# [WHAT YOU HAVE TO DO]
Return each line of the data below exactly, omitting any pictures.

# [DATA TO USE]
---------------

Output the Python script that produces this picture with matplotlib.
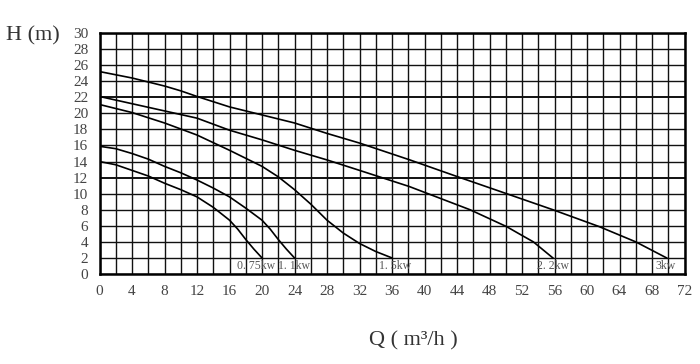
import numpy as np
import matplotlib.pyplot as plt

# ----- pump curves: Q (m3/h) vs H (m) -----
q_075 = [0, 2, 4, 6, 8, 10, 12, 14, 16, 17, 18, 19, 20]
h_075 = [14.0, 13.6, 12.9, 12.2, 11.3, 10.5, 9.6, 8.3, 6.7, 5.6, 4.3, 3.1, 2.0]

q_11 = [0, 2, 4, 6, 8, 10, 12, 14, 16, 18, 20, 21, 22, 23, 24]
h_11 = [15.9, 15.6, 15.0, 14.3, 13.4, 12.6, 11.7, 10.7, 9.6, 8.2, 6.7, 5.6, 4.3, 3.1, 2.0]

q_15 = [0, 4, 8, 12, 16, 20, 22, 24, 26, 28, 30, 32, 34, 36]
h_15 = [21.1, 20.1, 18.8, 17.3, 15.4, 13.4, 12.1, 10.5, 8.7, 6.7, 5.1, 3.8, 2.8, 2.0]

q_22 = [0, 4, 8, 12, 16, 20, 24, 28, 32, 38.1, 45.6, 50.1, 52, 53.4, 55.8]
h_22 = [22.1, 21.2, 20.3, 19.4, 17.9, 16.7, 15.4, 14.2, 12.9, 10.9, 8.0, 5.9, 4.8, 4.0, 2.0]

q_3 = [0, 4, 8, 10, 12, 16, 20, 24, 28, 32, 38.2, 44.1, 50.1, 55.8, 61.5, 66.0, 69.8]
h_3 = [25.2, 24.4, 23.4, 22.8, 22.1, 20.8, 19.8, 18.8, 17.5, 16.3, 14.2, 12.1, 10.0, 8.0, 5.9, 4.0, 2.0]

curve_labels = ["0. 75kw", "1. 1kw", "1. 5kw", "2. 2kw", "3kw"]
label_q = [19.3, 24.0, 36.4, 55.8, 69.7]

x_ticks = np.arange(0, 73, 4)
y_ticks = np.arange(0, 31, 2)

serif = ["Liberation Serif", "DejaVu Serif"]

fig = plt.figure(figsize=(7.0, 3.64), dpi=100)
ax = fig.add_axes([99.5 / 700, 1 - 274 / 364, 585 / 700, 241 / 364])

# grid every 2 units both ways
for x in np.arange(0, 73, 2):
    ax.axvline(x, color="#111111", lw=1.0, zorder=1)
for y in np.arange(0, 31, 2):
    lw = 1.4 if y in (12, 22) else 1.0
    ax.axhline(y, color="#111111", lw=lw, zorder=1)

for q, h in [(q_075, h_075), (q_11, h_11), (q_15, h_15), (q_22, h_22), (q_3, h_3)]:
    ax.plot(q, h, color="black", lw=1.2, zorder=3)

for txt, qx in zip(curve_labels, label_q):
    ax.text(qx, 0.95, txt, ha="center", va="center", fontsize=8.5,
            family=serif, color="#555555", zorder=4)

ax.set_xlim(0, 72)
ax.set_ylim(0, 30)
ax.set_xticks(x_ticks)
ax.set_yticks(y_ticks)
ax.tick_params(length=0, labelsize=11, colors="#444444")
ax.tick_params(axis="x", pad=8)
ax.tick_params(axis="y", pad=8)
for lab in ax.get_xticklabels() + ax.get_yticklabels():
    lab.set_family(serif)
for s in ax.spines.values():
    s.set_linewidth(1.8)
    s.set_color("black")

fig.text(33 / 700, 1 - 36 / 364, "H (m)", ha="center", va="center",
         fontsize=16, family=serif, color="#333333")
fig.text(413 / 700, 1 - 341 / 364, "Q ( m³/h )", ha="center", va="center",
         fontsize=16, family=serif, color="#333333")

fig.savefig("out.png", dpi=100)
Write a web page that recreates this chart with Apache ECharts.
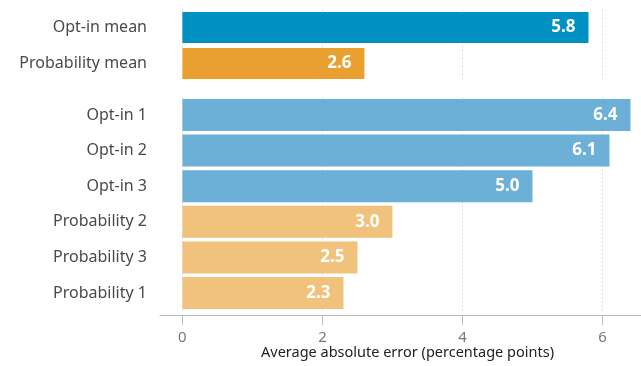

---------------

# [REPLY]
Output the Python script that produces this picture with matplotlib.
import numpy as np
import matplotlib.pyplot as plt

# ----- pump curves: Q (m3/h) vs H (m) -----
q_075 = [0, 2, 4, 6, 8, 10, 12, 14, 16, 17, 18, 19, 20]
h_075 = [14.0, 13.6, 12.9, 12.2, 11.3, 10.5, 9.6, 8.3, 6.7, 5.6, 4.3, 3.1, 2.0]

q_11 = [0, 2, 4, 6, 8, 10, 12, 14, 16, 18, 20, 21, 22, 23, 24]
h_11 = [15.9, 15.6, 15.0, 14.3, 13.4, 12.6, 11.7, 10.7, 9.6, 8.2, 6.7, 5.6, 4.3, 3.1, 2.0]

q_15 = [0, 4, 8, 12, 16, 20, 22, 24, 26, 28, 30, 32, 34, 36]
h_15 = [21.1, 20.1, 18.8, 17.3, 15.4, 13.4, 12.1, 10.5, 8.7, 6.7, 5.1, 3.8, 2.8, 2.0]

q_22 = [0, 4, 8, 12, 16, 20, 24, 28, 32, 38.1, 45.6, 50.1, 52, 53.4, 55.8]
h_22 = [22.1, 21.2, 20.3, 19.4, 17.9, 16.7, 15.4, 14.2, 12.9, 10.9, 8.0, 5.9, 4.8, 4.0, 2.0]

q_3 = [0, 4, 8, 10, 12, 16, 20, 24, 28, 32, 38.2, 44.1, 50.1, 55.8, 61.5, 66.0, 69.8]
h_3 = [25.2, 24.4, 23.4, 22.8, 22.1, 20.8, 19.8, 18.8, 17.5, 16.3, 14.2, 12.1, 10.0, 8.0, 5.9, 4.0, 2.0]

curve_labels = ["0. 75kw", "1. 1kw", "1. 5kw", "2. 2kw", "3kw"]
label_q = [19.3, 24.0, 36.4, 55.8, 69.7]

x_ticks = np.arange(0, 73, 4)
y_ticks = np.arange(0, 31, 2)

serif = ["Liberation Serif", "DejaVu Serif"]

fig = plt.figure(figsize=(7.0, 3.64), dpi=100)
ax = fig.add_axes([99.5 / 700, 1 - 274 / 364, 585 / 700, 241 / 364])

# grid every 2 units both ways
for x in np.arange(0, 73, 2):
    ax.axvline(x, color="#111111", lw=1.0, zorder=1)
for y in np.arange(0, 31, 2):
    lw = 1.4 if y in (12, 22) else 1.0
    ax.axhline(y, color="#111111", lw=lw, zorder=1)

for q, h in [(q_075, h_075), (q_11, h_11), (q_15, h_15), (q_22, h_22), (q_3, h_3)]:
    ax.plot(q, h, color="black", lw=1.2, zorder=3)

for txt, qx in zip(curve_labels, label_q):
    ax.text(qx, 0.95, txt, ha="center", va="center", fontsize=8.5,
            family=serif, color="#555555", zorder=4)

ax.set_xlim(0, 72)
ax.set_ylim(0, 30)
ax.set_xticks(x_ticks)
ax.set_yticks(y_ticks)
ax.tick_params(length=0, labelsize=11, colors="#444444")
ax.tick_params(axis="x", pad=8)
ax.tick_params(axis="y", pad=8)
for lab in ax.get_xticklabels() + ax.get_yticklabels():
    lab.set_family(serif)
for s in ax.spines.values():
    s.set_linewidth(1.8)
    s.set_color("black")

fig.text(33 / 700, 1 - 36 / 364, "H (m)", ha="center", va="center",
         fontsize=16, family=serif, color="#333333")
fig.text(413 / 700, 1 - 341 / 364, "Q ( m³/h )", ha="center", va="center",
         fontsize=16, family=serif, color="#333333")

fig.savefig("out.png", dpi=100)
Write a web page that recreates this chart with Apache ECharts.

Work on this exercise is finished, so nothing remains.